On Thursday evening, people could be seen inside the Jacob Spori Art Gallery observing graphite pictures of metal chairs in an exhibit called Repetition.
There were drawings of chairs stacked on top of chairs, chairs formed in large circles, solitary chairs and chairs facing one another. Each one of these pictures had a meaning and tied into repetition in religion and mental health.
Brady Smith, the man behind the drawings, said the idea for metal chairs had been coming to mind since 2010.
Smith wanted to create something that would express some of the mental health challenges he faced as an adult.
Smith’s work will be open to the public until early April.
Throughout the gallery, people could be seen chatting about Smith’s chairs.

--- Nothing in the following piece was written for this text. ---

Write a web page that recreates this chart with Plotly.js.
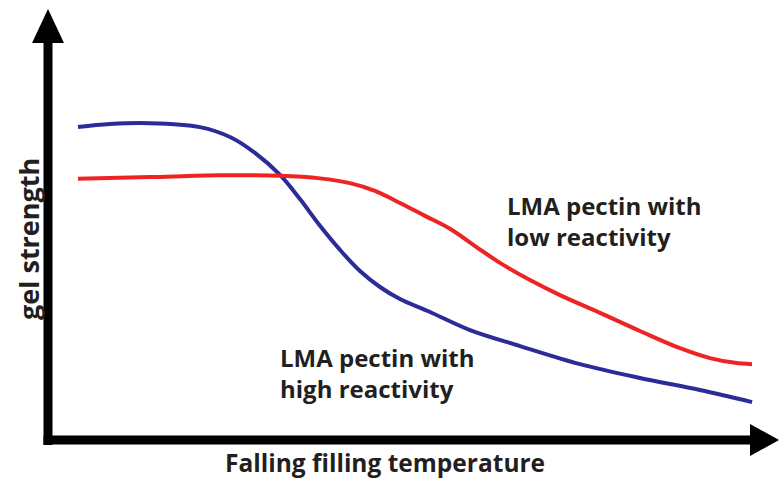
<!DOCTYPE html>
<html>
<head>
<meta charset="utf-8">
<script src="https://cdn.plot.ly/plotly-3.0.1.min.js"></script>
<style>html,body{margin:0;padding:0;background:#fff;}#chart{width:779px;height:480px;}</style>
</head>
<body>
<div id="chart"></div>
<script>
// Falling filling temperature (arbitrary units, 0-100)
const highX = [4.10, 8.48, 13.95, 20.79, 24.90, 28.32, 31.74, 34.47, 37.21, 39.95, 42.68, 45.42, 48.15, 52.26, 57.73, 64.57, 72.78, 80.98, 89.19, 96.31];
// gel strength, LMA pectin with high reactivity
const highY = [72.6, 73.3, 73.5, 72.6, 70.3, 66.6, 61.5, 55.9, 49.7, 44.1, 39.2, 35.5, 32.7, 29.7, 25.5, 21.8, 17.6, 14.4, 11.6, 8.8];
const lowX = [4.10, 13.95, 23.53, 31.74, 37.21, 41.31, 44.73, 48.15, 51.57, 54.99, 58.41, 61.83, 65.94, 70.04, 75.51, 80.98, 86.46, 90.56, 93.98, 96.31];
// gel strength, LMA pectin with low reactivity
const lowY = [60.6, 61.0, 61.4, 61.3, 60.7, 59.6, 57.8, 55.0, 52.0, 49.0, 45.0, 41.1, 37.1, 33.6, 29.5, 25.3, 21.3, 19.0, 17.9, 17.6];

const labelHigh = "LMA pectin with<br>high reactivity";
const labelLow = "LMA pectin with<br>low reactivity";
const xTitle = "Falling filling temperature";
const yTitle = "gel strength";

const textColor = "#231f20";
const fontFam = "Open Sans, Noto Sans, sans-serif";

const traces = [
  {x: highX, y: highY, mode: "lines", line: {color: "#2b2b9a", width: 4, shape: "spline", smoothing: 1}, hoverinfo: "skip", name: "high"},
  {x: lowX, y: lowY, mode: "lines", line: {color: "#ee2424", width: 4, shape: "spline", smoothing: 1}, hoverinfo: "skip", name: "low"}
];

const W = 779, H = 480, L = 48, R = 0, T = 9, B = 40;
const pw = W - L - R, ph = H - T - B;
const px2x = p => (p - L) / pw;          // pixel -> paper x
const py2y = p => (H - B - p) / ph;      // pixel -> paper y

const labelFont = {family: fontFam, size: 24, color: textColor, weight: "bold"};
const annotations = [
  {text: labelLow, x: px2x(505), y: py2y(221), xref: "paper", yref: "paper", xanchor: "left", yanchor: "middle", align: "left", showarrow: false, font: labelFont},
  {text: labelHigh, x: px2x(278), y: py2y(373), xref: "paper", yref: "paper", xanchor: "left", yanchor: "middle", align: "left", showarrow: false, font: labelFont},
  {text: xTitle, x: px2x(385), y: py2y(463), xref: "paper", yref: "paper", xanchor: "center", yanchor: "middle", showarrow: false,
   font: {family: fontFam, size: 24.5, color: textColor, weight: "bold"}},
  {text: yTitle, x: px2x(29), y: py2y(239), xref: "paper", yref: "paper", xanchor: "center", yanchor: "middle", textangle: -90, showarrow: false,
   font: {family: fontFam, size: 27, color: textColor, weight: "bold"}}
];

const layout = {
  width: W, height: H,
  margin: {l: L, r: R, t: T, b: B, pad: 0},
  paper_bgcolor: "#fff", plot_bgcolor: "#fff",
  showlegend: false,
  xaxis: {range: [0, 100], showgrid: false, zeroline: false, showticklabels: false, showline: false, ticks: "", fixedrange: true},
  yaxis: {range: [0, 100], showgrid: false, zeroline: false, showticklabels: false, showline: false, ticks: "", fixedrange: true},
  shapes: [
    {type: "line", xref: "paper", yref: "paper", x0: 0, x1: 0, y0: -5 / ph, y1: 1 - 30 / ph, line: {color: "#000", width: 9}},
    {type: "line", xref: "paper", yref: "paper", x0: -4.5 / pw, x1: 1 - 25 / pw, y0: 0, y1: 0, line: {color: "#000", width: 9}},
    {type: "path", xref: "paper", yref: "paper", xsizemode: "pixel", ysizemode: "pixel", xanchor: 0, yanchor: 1,
     path: "M -16 -34 L 16 -34 L 0 0 Z", fillcolor: "#000", line: {width: 0}},
    {type: "path", xref: "paper", yref: "paper", xsizemode: "pixel", ysizemode: "pixel", xanchor: 1, yanchor: 0,
     path: "M -29 -16 L -29 16 L 0 0 Z", fillcolor: "#000", line: {width: 0}}
  ],
  annotations: annotations
};

Plotly.newPlot("chart", traces, layout, {displayModeBar: false, staticPlot: true});
</script>
</body>
</html>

James Lyman, a sophomore studying art, said he had never seen an exhibit like Smith’s before.
“There’s always an interesting exhibit here, but I’ve never seen one with all chairs,” Lyman said.
Lindsay Howlett, a sophomore studying art education, was intrigued by one of Smith’s drawings of a solitary metal chair.
“There is a single chair and it is put in a corner like a time-out,” Howlett said. “It is both very powerful and unique.”
To add an element of fun to his exhibit, Smith offered an original drawing from his collection to whoever could guess how many chairs were displayed throughout his drawings.
One woman could even be seen walking around with a calculator app open on her phone.